■ **Task description**
Below are some records; repeat them all exactly, minus the pictures.

-- START Records for processing --

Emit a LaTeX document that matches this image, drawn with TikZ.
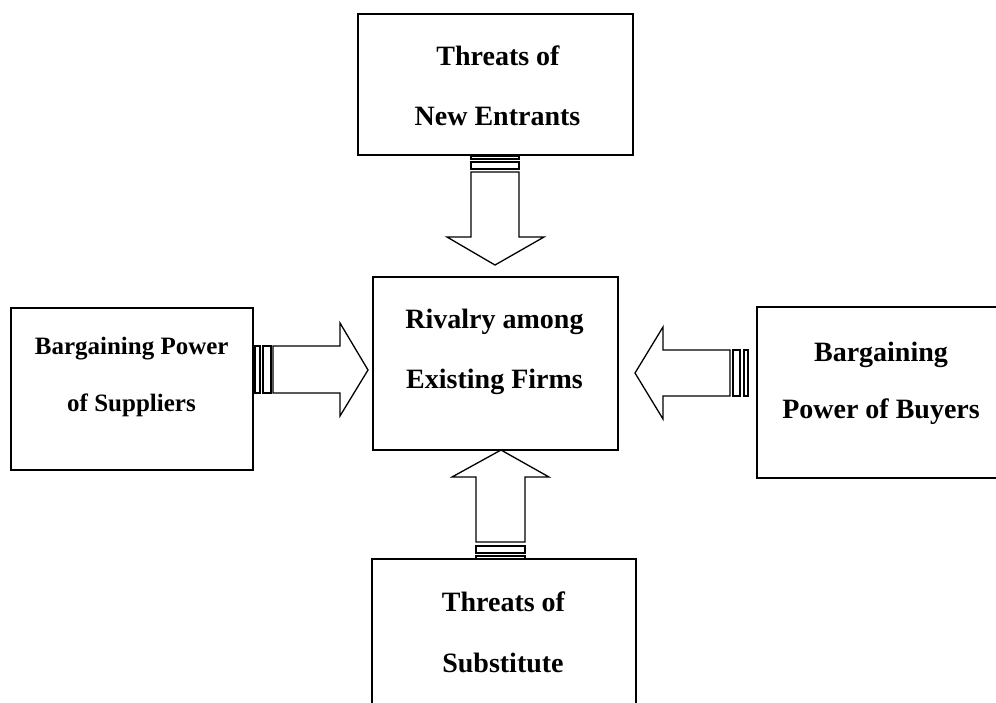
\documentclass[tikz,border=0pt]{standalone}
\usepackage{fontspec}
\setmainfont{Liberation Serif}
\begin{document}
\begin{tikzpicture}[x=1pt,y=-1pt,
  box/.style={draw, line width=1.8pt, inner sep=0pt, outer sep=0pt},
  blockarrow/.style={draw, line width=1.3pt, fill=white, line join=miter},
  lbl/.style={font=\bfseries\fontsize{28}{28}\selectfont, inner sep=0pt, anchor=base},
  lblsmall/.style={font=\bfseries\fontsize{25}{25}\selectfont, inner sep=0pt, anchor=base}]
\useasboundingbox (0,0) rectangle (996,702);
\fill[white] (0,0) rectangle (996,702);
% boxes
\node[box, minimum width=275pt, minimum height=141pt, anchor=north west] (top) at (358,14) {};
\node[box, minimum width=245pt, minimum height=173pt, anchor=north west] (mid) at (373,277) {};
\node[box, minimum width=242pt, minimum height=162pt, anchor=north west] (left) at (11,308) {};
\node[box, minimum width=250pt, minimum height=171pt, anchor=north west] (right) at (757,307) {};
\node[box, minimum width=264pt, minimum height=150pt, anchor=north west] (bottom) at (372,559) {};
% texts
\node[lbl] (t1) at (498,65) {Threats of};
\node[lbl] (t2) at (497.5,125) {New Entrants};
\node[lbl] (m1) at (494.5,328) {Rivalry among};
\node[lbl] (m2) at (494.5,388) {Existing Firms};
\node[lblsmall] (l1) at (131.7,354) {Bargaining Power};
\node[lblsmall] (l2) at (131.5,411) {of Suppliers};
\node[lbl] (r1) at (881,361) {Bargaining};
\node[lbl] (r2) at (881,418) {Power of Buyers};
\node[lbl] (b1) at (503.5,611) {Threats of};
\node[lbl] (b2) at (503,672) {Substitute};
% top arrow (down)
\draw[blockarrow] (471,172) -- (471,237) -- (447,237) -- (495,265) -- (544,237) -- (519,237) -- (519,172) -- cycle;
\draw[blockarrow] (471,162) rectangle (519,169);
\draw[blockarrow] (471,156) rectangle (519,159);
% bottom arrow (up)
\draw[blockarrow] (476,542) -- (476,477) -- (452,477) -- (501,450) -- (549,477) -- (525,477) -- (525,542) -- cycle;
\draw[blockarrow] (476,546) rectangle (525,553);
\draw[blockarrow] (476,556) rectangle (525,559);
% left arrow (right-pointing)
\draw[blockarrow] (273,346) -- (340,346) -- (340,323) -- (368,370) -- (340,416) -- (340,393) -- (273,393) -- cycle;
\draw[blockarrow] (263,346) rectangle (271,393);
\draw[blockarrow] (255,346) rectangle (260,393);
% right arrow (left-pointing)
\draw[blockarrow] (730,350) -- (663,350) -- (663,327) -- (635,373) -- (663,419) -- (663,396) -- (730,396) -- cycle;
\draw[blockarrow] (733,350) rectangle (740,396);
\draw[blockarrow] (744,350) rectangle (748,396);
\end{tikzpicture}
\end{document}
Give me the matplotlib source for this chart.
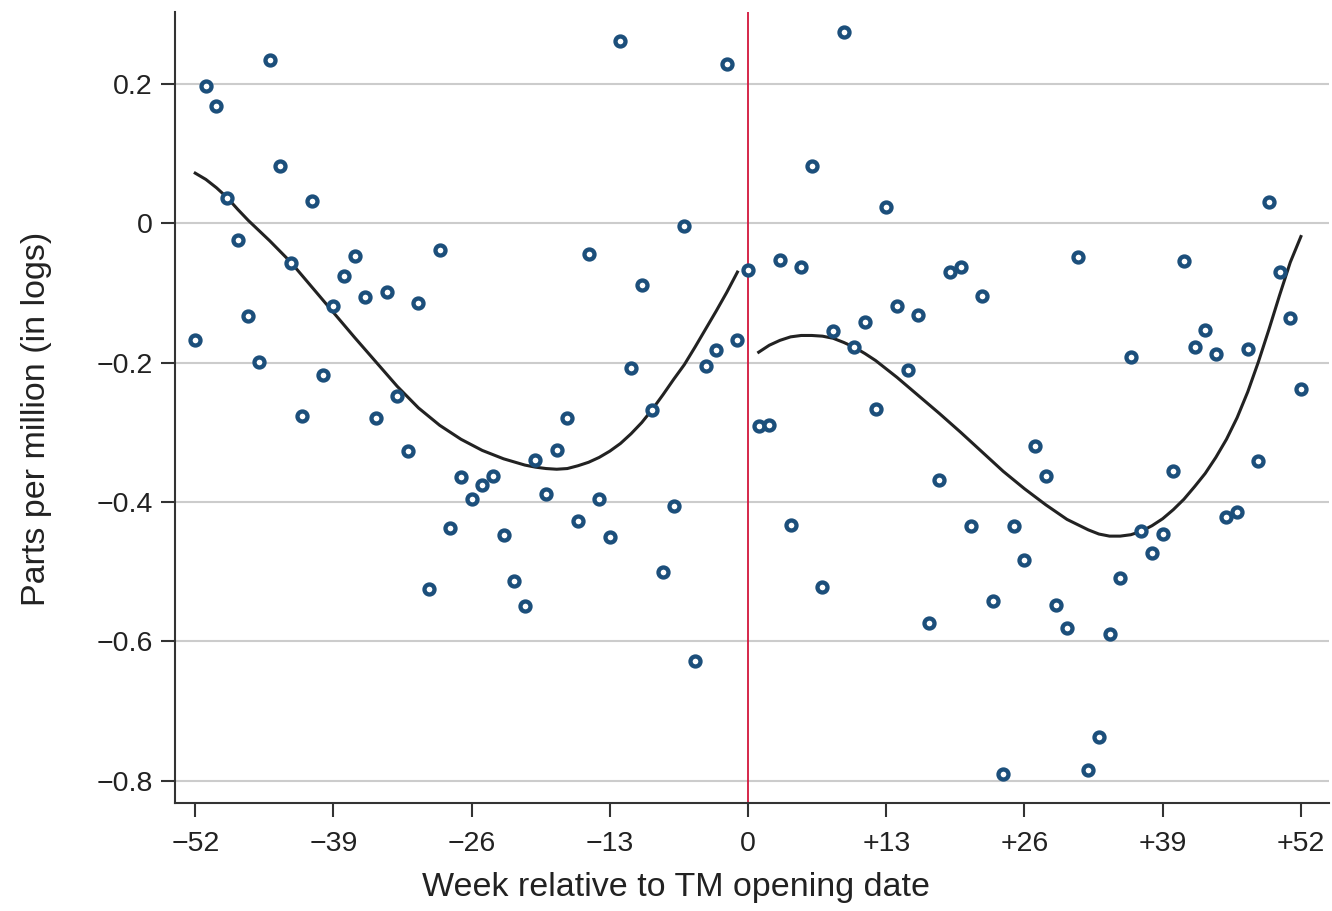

-- END Records for processing --

■ **Output for this task**
Emit a LaTeX document that matches this image, drawn with TikZ.
\documentclass[tikz,border=0pt]{standalone}
\usepackage{fontspec}
\setmainfont{Liberation Serif}
\begin{document}
\begin{tikzpicture}[x=1pt,y=-1pt,
  box/.style={draw, line width=1.8pt, inner sep=0pt, outer sep=0pt},
  blockarrow/.style={draw, line width=1.3pt, fill=white, line join=miter},
  lbl/.style={font=\bfseries\fontsize{28}{28}\selectfont, inner sep=0pt, anchor=base},
  lblsmall/.style={font=\bfseries\fontsize{25}{25}\selectfont, inner sep=0pt, anchor=base}]
\useasboundingbox (0,0) rectangle (996,702);
\fill[white] (0,0) rectangle (996,702);
% boxes
\node[box, minimum width=275pt, minimum height=141pt, anchor=north west] (top) at (358,14) {};
\node[box, minimum width=245pt, minimum height=173pt, anchor=north west] (mid) at (373,277) {};
\node[box, minimum width=242pt, minimum height=162pt, anchor=north west] (left) at (11,308) {};
\node[box, minimum width=250pt, minimum height=171pt, anchor=north west] (right) at (757,307) {};
\node[box, minimum width=264pt, minimum height=150pt, anchor=north west] (bottom) at (372,559) {};
% texts
\node[lbl] (t1) at (498,65) {Threats of};
\node[lbl] (t2) at (497.5,125) {New Entrants};
\node[lbl] (m1) at (494.5,328) {Rivalry among};
\node[lbl] (m2) at (494.5,388) {Existing Firms};
\node[lblsmall] (l1) at (131.7,354) {Bargaining Power};
\node[lblsmall] (l2) at (131.5,411) {of Suppliers};
\node[lbl] (r1) at (881,361) {Bargaining};
\node[lbl] (r2) at (881,418) {Power of Buyers};
\node[lbl] (b1) at (503.5,611) {Threats of};
\node[lbl] (b2) at (503,672) {Substitute};
% top arrow (down)
\draw[blockarrow] (471,172) -- (471,237) -- (447,237) -- (495,265) -- (544,237) -- (519,237) -- (519,172) -- cycle;
\draw[blockarrow] (471,162) rectangle (519,169);
\draw[blockarrow] (471,156) rectangle (519,159);
% bottom arrow (up)
\draw[blockarrow] (476,542) -- (476,477) -- (452,477) -- (501,450) -- (549,477) -- (525,477) -- (525,542) -- cycle;
\draw[blockarrow] (476,546) rectangle (525,553);
\draw[blockarrow] (476,556) rectangle (525,559);
% left arrow (right-pointing)
\draw[blockarrow] (273,346) -- (340,346) -- (340,323) -- (368,370) -- (340,416) -- (340,393) -- (273,393) -- cycle;
\draw[blockarrow] (263,346) rectangle (271,393);
\draw[blockarrow] (255,346) rectangle (260,393);
% right arrow (left-pointing)
\draw[blockarrow] (730,350) -- (663,350) -- (663,327) -- (635,373) -- (663,419) -- (663,396) -- (730,396) -- cycle;
\draw[blockarrow] (733,350) rectangle (740,396);
\draw[blockarrow] (744,350) rectangle (748,396);
\end{tikzpicture}
\end{document}
Give me the matplotlib source for this chart.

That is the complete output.